[What the task asks]
For the data below, transcribe the part that opens with the line containing "Reproduce this diagram with TikZ." and closes with the line containing "(yks2) at (342.8,99.3)", exactly and with no pictures.
--- start ---
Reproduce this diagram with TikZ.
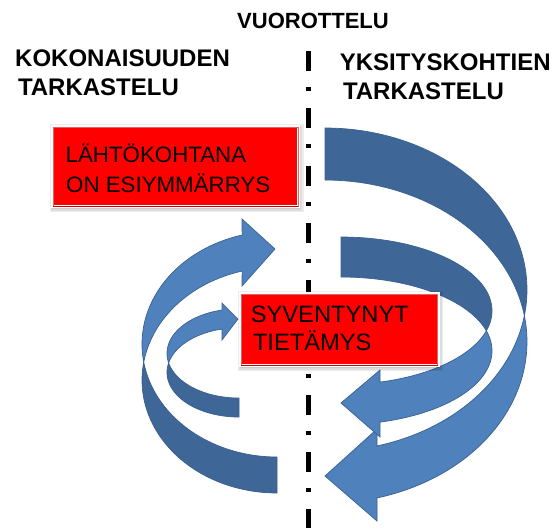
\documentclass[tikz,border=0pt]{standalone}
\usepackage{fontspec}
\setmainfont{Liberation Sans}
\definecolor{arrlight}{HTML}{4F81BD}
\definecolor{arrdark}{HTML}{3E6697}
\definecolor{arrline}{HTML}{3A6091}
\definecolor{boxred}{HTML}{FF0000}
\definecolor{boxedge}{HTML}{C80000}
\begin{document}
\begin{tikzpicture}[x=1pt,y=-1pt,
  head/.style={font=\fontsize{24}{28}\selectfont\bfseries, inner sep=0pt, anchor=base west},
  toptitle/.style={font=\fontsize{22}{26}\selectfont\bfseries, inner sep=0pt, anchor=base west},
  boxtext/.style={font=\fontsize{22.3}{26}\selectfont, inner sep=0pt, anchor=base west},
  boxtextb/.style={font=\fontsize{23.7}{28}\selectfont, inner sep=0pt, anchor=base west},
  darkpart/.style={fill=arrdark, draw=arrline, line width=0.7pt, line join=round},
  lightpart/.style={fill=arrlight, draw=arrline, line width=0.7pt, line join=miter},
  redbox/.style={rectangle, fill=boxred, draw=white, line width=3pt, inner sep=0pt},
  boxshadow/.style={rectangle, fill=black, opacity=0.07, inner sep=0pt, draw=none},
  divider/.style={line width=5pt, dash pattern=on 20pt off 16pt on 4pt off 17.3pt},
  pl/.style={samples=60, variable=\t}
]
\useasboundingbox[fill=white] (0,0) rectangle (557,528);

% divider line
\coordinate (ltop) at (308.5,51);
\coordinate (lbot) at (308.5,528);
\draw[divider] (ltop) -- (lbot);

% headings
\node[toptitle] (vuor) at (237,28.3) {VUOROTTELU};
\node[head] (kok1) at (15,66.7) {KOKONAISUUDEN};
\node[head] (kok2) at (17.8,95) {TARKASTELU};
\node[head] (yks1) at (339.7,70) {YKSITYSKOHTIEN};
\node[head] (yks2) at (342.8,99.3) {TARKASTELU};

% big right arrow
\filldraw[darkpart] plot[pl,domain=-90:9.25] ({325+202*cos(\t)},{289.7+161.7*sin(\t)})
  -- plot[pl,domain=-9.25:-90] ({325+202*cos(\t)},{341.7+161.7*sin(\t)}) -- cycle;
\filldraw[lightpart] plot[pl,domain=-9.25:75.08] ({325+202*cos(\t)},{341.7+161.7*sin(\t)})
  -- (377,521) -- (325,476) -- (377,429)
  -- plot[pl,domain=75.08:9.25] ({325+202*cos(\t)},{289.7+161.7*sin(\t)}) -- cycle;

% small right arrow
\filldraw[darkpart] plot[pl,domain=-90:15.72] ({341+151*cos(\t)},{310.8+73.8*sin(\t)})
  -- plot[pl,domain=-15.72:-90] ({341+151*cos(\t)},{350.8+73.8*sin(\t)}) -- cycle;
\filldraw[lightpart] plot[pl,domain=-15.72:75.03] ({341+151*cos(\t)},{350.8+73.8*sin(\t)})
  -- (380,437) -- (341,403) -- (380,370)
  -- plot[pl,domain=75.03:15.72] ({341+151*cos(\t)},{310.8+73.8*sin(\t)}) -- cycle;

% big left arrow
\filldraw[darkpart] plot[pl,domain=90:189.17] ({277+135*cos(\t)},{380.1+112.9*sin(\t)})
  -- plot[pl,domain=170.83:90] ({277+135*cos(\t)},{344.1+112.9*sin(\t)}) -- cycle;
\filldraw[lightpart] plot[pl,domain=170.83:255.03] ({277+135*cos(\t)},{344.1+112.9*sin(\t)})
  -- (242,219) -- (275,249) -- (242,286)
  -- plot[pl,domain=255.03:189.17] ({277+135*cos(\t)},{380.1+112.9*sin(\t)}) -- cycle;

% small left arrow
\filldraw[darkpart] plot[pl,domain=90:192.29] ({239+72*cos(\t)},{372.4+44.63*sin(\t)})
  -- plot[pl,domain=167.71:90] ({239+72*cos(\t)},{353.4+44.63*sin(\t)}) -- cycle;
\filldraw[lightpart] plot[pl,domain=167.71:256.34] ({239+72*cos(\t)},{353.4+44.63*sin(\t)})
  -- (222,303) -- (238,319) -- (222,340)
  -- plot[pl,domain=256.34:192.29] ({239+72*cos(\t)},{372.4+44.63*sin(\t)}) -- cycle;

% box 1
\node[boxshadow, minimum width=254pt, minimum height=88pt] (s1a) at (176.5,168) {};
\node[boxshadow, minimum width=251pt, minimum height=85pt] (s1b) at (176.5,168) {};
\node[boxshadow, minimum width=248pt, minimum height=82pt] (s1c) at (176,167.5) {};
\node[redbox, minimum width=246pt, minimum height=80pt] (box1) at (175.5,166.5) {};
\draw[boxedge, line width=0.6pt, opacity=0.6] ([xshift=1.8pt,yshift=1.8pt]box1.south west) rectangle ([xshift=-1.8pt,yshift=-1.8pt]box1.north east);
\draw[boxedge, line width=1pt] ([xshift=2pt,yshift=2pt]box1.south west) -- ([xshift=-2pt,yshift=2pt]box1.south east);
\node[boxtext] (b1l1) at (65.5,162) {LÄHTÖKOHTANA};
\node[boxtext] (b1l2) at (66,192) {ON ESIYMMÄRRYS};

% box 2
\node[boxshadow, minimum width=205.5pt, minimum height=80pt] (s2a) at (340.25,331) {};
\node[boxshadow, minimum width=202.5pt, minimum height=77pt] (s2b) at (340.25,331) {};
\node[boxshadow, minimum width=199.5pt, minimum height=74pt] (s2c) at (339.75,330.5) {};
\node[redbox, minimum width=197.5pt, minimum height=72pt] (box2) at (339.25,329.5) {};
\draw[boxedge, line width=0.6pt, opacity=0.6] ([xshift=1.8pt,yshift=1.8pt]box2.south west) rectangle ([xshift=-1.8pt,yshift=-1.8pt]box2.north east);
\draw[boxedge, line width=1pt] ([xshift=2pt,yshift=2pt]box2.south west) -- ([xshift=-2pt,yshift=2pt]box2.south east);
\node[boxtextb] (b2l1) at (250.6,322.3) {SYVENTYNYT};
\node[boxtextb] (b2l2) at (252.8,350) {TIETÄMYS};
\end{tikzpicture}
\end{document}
--- end ---
--- start ---
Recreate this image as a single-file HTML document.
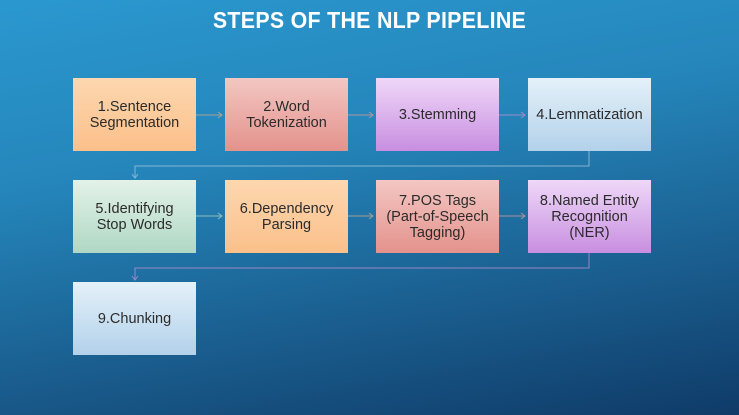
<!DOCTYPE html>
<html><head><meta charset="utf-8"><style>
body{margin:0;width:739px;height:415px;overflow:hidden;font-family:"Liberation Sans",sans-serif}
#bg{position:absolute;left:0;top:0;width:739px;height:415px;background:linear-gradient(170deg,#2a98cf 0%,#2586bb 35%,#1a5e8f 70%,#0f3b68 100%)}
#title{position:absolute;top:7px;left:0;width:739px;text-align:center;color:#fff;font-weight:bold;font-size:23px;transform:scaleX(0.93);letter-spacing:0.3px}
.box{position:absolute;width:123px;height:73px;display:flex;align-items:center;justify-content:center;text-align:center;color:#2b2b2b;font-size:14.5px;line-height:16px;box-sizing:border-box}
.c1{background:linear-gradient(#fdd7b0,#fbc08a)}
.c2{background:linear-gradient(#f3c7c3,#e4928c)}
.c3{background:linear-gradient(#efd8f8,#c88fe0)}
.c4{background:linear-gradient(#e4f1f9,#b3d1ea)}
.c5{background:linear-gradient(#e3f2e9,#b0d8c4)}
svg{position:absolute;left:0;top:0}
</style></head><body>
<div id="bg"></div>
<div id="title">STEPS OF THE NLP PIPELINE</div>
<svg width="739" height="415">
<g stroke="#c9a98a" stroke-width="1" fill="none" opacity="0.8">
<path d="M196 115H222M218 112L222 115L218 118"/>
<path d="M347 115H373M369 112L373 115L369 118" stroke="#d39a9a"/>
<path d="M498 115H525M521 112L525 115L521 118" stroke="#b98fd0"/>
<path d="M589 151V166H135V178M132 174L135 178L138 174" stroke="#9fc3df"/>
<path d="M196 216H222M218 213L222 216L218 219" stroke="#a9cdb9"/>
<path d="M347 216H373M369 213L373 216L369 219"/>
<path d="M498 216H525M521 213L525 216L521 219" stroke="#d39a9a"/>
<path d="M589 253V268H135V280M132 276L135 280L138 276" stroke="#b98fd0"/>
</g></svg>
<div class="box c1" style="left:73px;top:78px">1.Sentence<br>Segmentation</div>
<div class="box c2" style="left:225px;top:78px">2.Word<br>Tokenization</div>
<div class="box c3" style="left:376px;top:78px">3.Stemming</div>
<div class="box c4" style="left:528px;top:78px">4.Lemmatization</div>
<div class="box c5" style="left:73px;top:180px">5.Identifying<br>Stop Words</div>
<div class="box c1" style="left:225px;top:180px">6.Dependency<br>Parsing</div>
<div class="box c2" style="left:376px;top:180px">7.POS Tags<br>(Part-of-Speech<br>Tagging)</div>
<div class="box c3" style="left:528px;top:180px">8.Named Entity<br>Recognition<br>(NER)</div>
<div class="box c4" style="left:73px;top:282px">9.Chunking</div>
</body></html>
--- end ---
--- start ---
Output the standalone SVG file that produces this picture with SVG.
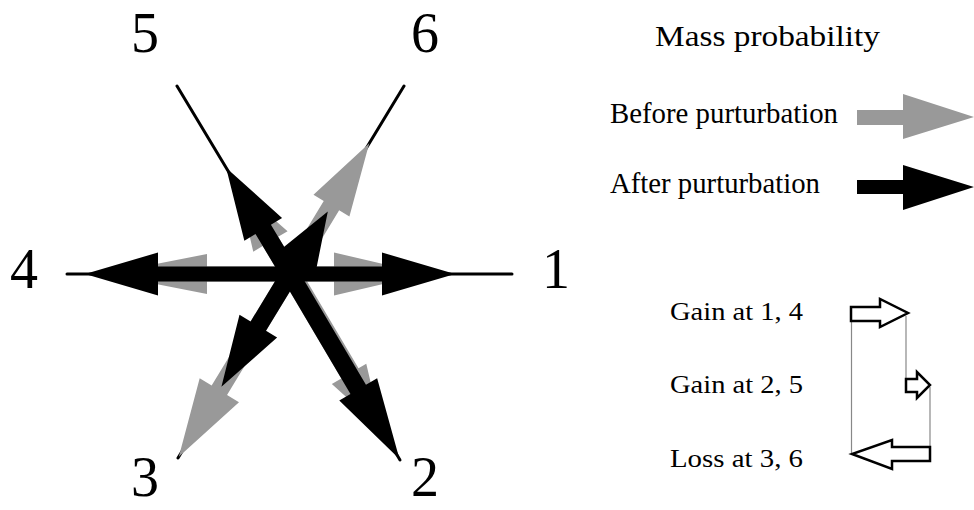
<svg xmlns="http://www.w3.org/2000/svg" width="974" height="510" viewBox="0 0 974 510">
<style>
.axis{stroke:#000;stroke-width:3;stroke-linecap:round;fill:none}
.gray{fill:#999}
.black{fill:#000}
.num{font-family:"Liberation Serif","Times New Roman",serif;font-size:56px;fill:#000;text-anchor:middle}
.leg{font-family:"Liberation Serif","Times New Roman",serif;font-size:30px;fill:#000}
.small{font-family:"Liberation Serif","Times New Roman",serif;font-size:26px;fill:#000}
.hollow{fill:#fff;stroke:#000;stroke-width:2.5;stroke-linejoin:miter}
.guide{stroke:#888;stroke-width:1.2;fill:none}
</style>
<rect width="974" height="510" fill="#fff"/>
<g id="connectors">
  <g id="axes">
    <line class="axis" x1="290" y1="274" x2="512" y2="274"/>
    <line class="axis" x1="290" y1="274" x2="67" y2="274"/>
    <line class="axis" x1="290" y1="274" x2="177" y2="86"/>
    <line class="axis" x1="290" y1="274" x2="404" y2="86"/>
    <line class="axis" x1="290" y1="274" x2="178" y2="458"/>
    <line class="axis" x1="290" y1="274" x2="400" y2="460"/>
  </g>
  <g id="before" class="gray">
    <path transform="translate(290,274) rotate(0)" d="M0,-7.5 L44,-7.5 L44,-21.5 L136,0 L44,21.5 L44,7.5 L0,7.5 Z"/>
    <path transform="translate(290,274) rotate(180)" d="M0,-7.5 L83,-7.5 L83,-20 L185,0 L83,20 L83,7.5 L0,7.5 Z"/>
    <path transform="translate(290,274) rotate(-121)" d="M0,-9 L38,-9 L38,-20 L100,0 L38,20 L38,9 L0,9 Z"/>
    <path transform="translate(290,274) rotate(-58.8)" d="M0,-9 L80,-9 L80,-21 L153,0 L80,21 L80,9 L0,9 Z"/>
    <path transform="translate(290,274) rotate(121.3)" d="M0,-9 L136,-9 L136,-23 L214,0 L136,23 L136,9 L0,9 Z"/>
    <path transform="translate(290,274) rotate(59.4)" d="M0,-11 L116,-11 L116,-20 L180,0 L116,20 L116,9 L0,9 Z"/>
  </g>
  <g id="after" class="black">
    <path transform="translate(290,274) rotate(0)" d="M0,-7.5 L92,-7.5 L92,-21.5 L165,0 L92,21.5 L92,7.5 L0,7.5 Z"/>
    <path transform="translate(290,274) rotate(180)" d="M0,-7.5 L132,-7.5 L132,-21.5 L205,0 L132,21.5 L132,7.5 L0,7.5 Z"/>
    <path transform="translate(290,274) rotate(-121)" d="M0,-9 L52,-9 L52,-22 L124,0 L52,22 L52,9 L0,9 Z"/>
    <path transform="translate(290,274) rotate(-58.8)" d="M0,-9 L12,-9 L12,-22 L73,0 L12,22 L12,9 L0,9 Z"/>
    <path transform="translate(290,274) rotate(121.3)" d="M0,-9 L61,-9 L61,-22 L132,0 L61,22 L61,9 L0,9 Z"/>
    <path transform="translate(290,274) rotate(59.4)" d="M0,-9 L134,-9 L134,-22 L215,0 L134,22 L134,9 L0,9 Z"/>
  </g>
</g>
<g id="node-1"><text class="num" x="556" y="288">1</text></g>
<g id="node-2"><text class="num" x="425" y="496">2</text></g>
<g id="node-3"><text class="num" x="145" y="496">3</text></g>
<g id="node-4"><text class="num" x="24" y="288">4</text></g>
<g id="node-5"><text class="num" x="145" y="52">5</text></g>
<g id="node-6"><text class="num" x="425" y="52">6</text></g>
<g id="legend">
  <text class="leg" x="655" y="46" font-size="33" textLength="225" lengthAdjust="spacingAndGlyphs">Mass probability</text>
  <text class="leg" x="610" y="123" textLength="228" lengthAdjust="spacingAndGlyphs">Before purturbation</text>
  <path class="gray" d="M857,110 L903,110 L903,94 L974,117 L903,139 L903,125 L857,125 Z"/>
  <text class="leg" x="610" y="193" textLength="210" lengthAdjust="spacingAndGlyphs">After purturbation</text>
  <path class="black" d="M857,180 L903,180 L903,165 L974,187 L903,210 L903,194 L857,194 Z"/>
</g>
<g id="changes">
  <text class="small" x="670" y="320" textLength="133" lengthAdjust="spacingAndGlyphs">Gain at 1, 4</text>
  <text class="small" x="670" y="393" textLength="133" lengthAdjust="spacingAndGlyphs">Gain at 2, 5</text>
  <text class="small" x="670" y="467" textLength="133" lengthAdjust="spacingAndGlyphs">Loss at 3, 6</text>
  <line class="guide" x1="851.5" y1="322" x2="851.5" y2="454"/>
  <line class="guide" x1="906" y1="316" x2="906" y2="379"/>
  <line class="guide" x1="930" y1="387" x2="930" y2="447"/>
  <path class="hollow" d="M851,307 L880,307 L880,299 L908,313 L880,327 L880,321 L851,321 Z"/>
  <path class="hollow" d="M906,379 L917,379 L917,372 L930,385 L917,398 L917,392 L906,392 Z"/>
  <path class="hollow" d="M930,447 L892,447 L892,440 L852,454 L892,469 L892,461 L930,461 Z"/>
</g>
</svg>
--- end ---
[Finished exercise]
Reproduce this diagram with TikZ.
\documentclass[tikz,border=0pt]{standalone}
\usepackage{fontspec}
\setmainfont{Liberation Sans}
\definecolor{arrlight}{HTML}{4F81BD}
\definecolor{arrdark}{HTML}{3E6697}
\definecolor{arrline}{HTML}{3A6091}
\definecolor{boxred}{HTML}{FF0000}
\definecolor{boxedge}{HTML}{C80000}
\begin{document}
\begin{tikzpicture}[x=1pt,y=-1pt,
  head/.style={font=\fontsize{24}{28}\selectfont\bfseries, inner sep=0pt, anchor=base west},
  toptitle/.style={font=\fontsize{22}{26}\selectfont\bfseries, inner sep=0pt, anchor=base west},
  boxtext/.style={font=\fontsize{22.3}{26}\selectfont, inner sep=0pt, anchor=base west},
  boxtextb/.style={font=\fontsize{23.7}{28}\selectfont, inner sep=0pt, anchor=base west},
  darkpart/.style={fill=arrdark, draw=arrline, line width=0.7pt, line join=round},
  lightpart/.style={fill=arrlight, draw=arrline, line width=0.7pt, line join=miter},
  redbox/.style={rectangle, fill=boxred, draw=white, line width=3pt, inner sep=0pt},
  boxshadow/.style={rectangle, fill=black, opacity=0.07, inner sep=0pt, draw=none},
  divider/.style={line width=5pt, dash pattern=on 20pt off 16pt on 4pt off 17.3pt},
  pl/.style={samples=60, variable=\t}
]
\useasboundingbox[fill=white] (0,0) rectangle (557,528);

% divider line
\coordinate (ltop) at (308.5,51);
\coordinate (lbot) at (308.5,528);
\draw[divider] (ltop) -- (lbot);

% headings
\node[toptitle] (vuor) at (237,28.3) {VUOROTTELU};
\node[head] (kok1) at (15,66.7) {KOKONAISUUDEN};
\node[head] (kok2) at (17.8,95) {TARKASTELU};
\node[head] (yks1) at (339.7,70) {YKSITYSKOHTIEN};
\node[head] (yks2) at (342.8,99.3) {TARKASTELU};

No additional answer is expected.